The arrangement of Hernandez’s other selection, “Perfume de Gardenias,” is Zenón’s tribute to his first saxophone teacher, Angel Marrero. “I played thissong in a wind ensemble with maestro Marrero. And his arrangement of “Perfume de Gardenias,” especially the beginning and the overall shape, became the basis of this arrangement,” he says.
“Temes” and “Tiemblas” are by Catalino “Tite” Curet Alonso (1926-2003) and show a tender, lyrical side of a songwriter perhaps best known for his social and politically charged songs.
“I knew these songs and didn’t even realize that they were Tite’s,” confides Zenón. “And as it turns out, both have a similar subject: a secret love that now the woman wants to hide and is afraid will become known,” he says. “And as you get deeper into the lyrics, you begin to put two and two together and realize how personal some of these songs are.”
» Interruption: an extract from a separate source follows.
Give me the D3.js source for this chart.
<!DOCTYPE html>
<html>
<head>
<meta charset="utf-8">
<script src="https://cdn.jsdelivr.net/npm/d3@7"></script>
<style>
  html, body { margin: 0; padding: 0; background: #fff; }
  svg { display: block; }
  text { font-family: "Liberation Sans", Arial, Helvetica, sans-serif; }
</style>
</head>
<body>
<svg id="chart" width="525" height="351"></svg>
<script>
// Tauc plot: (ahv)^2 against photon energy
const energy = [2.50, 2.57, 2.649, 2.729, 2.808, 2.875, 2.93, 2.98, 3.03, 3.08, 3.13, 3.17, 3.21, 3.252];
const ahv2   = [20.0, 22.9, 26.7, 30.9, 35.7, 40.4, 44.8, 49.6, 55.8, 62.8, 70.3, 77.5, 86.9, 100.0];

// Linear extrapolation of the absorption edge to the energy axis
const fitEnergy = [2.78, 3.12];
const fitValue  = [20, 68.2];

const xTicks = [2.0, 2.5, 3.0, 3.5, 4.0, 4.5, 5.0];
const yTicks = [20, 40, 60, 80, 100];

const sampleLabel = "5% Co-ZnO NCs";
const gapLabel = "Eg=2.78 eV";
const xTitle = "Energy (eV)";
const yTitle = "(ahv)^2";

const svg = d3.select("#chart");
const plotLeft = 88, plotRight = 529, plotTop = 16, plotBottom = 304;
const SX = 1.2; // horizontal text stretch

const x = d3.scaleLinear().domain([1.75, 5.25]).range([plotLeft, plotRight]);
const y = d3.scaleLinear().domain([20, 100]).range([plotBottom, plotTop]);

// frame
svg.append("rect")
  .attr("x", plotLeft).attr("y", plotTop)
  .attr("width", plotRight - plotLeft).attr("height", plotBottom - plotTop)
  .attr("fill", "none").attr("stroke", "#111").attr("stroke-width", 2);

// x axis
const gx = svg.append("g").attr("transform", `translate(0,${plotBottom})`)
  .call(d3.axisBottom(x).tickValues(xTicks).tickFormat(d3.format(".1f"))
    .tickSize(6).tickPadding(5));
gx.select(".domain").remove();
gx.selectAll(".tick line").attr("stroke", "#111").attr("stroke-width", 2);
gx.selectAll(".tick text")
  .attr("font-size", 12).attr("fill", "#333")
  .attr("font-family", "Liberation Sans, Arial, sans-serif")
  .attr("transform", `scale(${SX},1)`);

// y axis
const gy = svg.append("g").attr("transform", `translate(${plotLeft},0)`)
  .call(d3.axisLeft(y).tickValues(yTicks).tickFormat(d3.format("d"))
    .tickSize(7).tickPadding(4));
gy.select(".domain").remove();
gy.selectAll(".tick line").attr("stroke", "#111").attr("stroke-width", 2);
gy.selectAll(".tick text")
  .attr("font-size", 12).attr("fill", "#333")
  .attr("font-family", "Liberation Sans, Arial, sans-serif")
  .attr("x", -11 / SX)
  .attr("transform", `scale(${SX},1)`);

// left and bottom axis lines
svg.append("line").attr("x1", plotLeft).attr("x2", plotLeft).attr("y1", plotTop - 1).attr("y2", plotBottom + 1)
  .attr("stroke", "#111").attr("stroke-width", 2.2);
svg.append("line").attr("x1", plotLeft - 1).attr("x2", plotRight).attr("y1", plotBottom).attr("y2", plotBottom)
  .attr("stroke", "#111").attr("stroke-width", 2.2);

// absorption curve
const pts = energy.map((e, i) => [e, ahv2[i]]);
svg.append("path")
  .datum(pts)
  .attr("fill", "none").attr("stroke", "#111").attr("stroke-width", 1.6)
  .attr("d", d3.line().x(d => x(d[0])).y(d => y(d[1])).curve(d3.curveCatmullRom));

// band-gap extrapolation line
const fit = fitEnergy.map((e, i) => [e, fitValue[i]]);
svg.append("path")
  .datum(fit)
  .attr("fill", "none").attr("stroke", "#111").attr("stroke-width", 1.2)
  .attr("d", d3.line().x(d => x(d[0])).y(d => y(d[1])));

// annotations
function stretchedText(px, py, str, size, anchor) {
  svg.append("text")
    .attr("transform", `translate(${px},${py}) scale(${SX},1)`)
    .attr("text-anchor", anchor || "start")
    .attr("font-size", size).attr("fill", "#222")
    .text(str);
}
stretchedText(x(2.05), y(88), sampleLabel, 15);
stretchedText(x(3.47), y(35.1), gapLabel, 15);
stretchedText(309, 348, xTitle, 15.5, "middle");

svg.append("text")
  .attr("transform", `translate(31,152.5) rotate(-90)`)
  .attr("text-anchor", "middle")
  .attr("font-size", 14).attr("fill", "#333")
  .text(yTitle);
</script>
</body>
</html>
Here, “Temes” gets a beautifully paced treatment that begins with a stark lament by the alto and the bass before the whole ensemble delicately joins in. “Tiemblas” is carefully constructed in layers of textures and tempos, the rhythm section’s agitation hinting at hidden, perhaps dangerous, undercurrents below the placid surface suggested by the main theme.
Having a melody “that maintains the lyrical essence of the original song while there are much more aggressive rhythmic ideas going on behind it,” is a designthat reappears throughout the recording in several tracks.
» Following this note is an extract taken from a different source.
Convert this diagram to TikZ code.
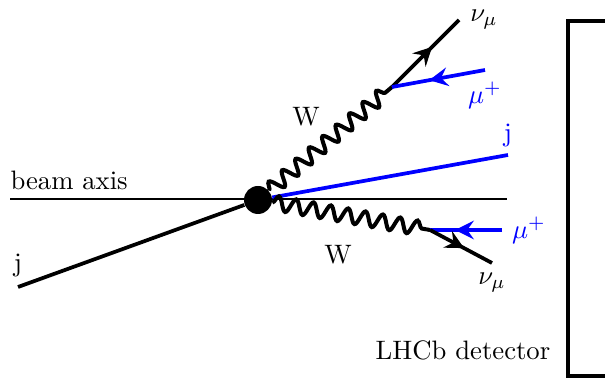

It reappears in “Perdón,” by Pedro Flores (1894-1979). In the original song, the lover asks for forgiveness for some unspecified wrong, but in Zenón’s sunnier, more energetic version, he shades the meaning of the unsung words in unexpected ways.
“Amor,” the other composition by Flores featured in Alma Adentro, is a simple, straightforward celebration of love for one person and for love itself, and here it gets a brisk, sunny treatment.
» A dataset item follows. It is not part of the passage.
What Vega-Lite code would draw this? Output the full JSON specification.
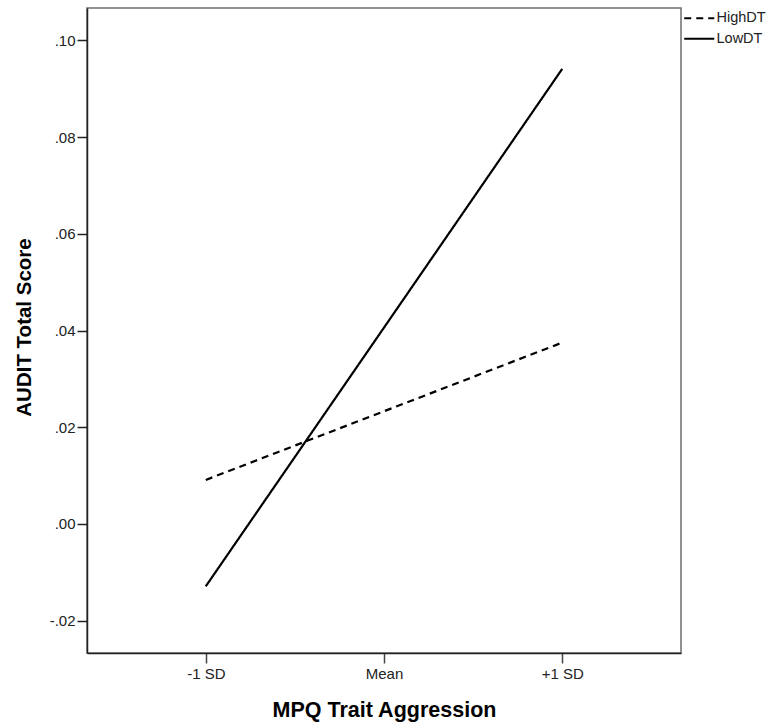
{
  "$schema": "https://vega.github.io/schema/vega-lite/v6.json",
  "width": 594,
  "height": 645,
  "autosize": {"type": "none"},
  "padding": {"left": 87, "top": 8, "right": 90, "bottom": 72},
  "background": "white",
  "config": {
    "font": "Liberation Sans",
    "view": {"stroke": "#6e6e6e", "strokeWidth": 1.5},
    "axis": {"grid": false, "labelFont": "Liberation Sans", "titleFont": "Liberation Sans"}
  },
  "data": {
    "values": [
      {"aggression": "-1 SD", "group": "HighDT", "score": 0.0091},
      {"aggression": "Mean", "group": "HighDT", "score": 0.0233},
      {"aggression": "+1 SD", "group": "HighDT", "score": 0.0375},
      {"aggression": "-1 SD", "group": "LowDT", "score": -0.0129},
      {"aggression": "Mean", "group": "LowDT", "score": 0.0406},
      {"aggression": "+1 SD", "group": "LowDT", "score": 0.0941}
    ]
  },
  "mark": {"type": "line", "color": "black", "strokeWidth": 2.2},
  "encoding": {
    "x": {
      "field": "aggression",
      "type": "ordinal",
      "sort": ["-1 SD", "Mean", "+1 SD"],
      "scale": {"type": "point", "padding": 0.6667},
      "axis": {
        "title": "MPQ Trait Aggression",
        "titleFontSize": 21.5,
        "titleFontWeight": "bold",
        "titleColor": "black",
        "titleBaseline": "alphabetic",
        "titleY": 63,
        "labelAngle": 0,
        "labelFontSize": 15,
        "labelColor": "#222",
        "labelPadding": 3,
        "tickSize": 10,
        "tickColor": "#444",
        "tickWidth": 1.5,
        "domainColor": "#222",
        "domainWidth": 1.5
      }
    },
    "y": {
      "field": "score",
      "type": "quantitative",
      "scale": {"domain": [-0.0267, 0.1067], "nice": false, "zero": false},
      "axis": {
        "title": "AUDIT Total Score",
        "titleFontSize": 20.5,
        "titleFontWeight": "bold",
        "titleColor": "black",
        "titleBaseline": "alphabetic",
        "titleX": -57,
        "titleY": 319,
        "values": [-0.02, 0, 0.02, 0.04, 0.06, 0.08, 0.1],
        "labelExpr": "datum.value < 0 ? '-' + substring(format(-datum.value, '.2f'), 1) : substring(format(datum.value, '.2f'), 1)",
        "labelFontSize": 15,
        "labelColor": "#222",
        "labelPadding": 2,
        "tickSize": 10,
        "tickColor": "#222",
        "tickWidth": 1.5,
        "domainColor": "#222",
        "domainWidth": 1.5
      }
    },
    "strokeDash": {
      "field": "group",
      "type": "nominal",
      "scale": {"domain": ["HighDT", "LowDT"], "range": [[7, 5], [1, 0]]},
      "legend": {
        "title": null,
        "orient": "none",
        "legendX": 605,
        "legendY": 3,
        "symbolType": "M-3,0L3,0",
        "symbolSize": 100,
        "symbolStrokeColor": "black",
        "symbolStrokeWidth": 2.2,
        "labelFont": "Liberation Sans",
        "labelFontSize": 14.5,
        "labelColor": "#222",
        "labelOffset": 10,
        "rowPadding": 5.5,
        "padding": 0
      }
    }
  }
}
Meanwhile, “Olas y Arenas” and the title track are by Sylvia Rexach (1922-1961), “a favorite of my mom,” says Zenón. “She’s a real fan of hers.” And with good reason. Rexach had “something very special,” he says. “Sylvia was a natural songwriter. She didn’t really work in the more traditional song structures of a Pedro Flores or a Rafael Hernández who drew from American song, tango, or even opera. She was a true original in every sense of the word.”
“Olas y Arenas” is perhaps the most complex piece in this recording, as the arrangement, taking its cues from the text, features overlapping time signatures suggesting waves, which come and go under the melody.
“Alma Adentro,” the title track, is a heartbreaking melody written by Rexach after the loss of her brother in a car accident. “This is the song we’ve been playing the longest with the quartet,” says Zenón. “And knowing the story behind the lyrics, we wanted to create a certain vibe, creating waves of sound, a sort of quiet storm within the ensemble.”
Remaking popular songs is part of the stock in trade of a jazz musician, but Alma Adentro was a profoundly different experience for Zenón. “This was not just about melodies and harmonies,” he says. “There was a deeper, more emotional connection here. I grew up with these songs and they all had a very special and lasting effect on me.”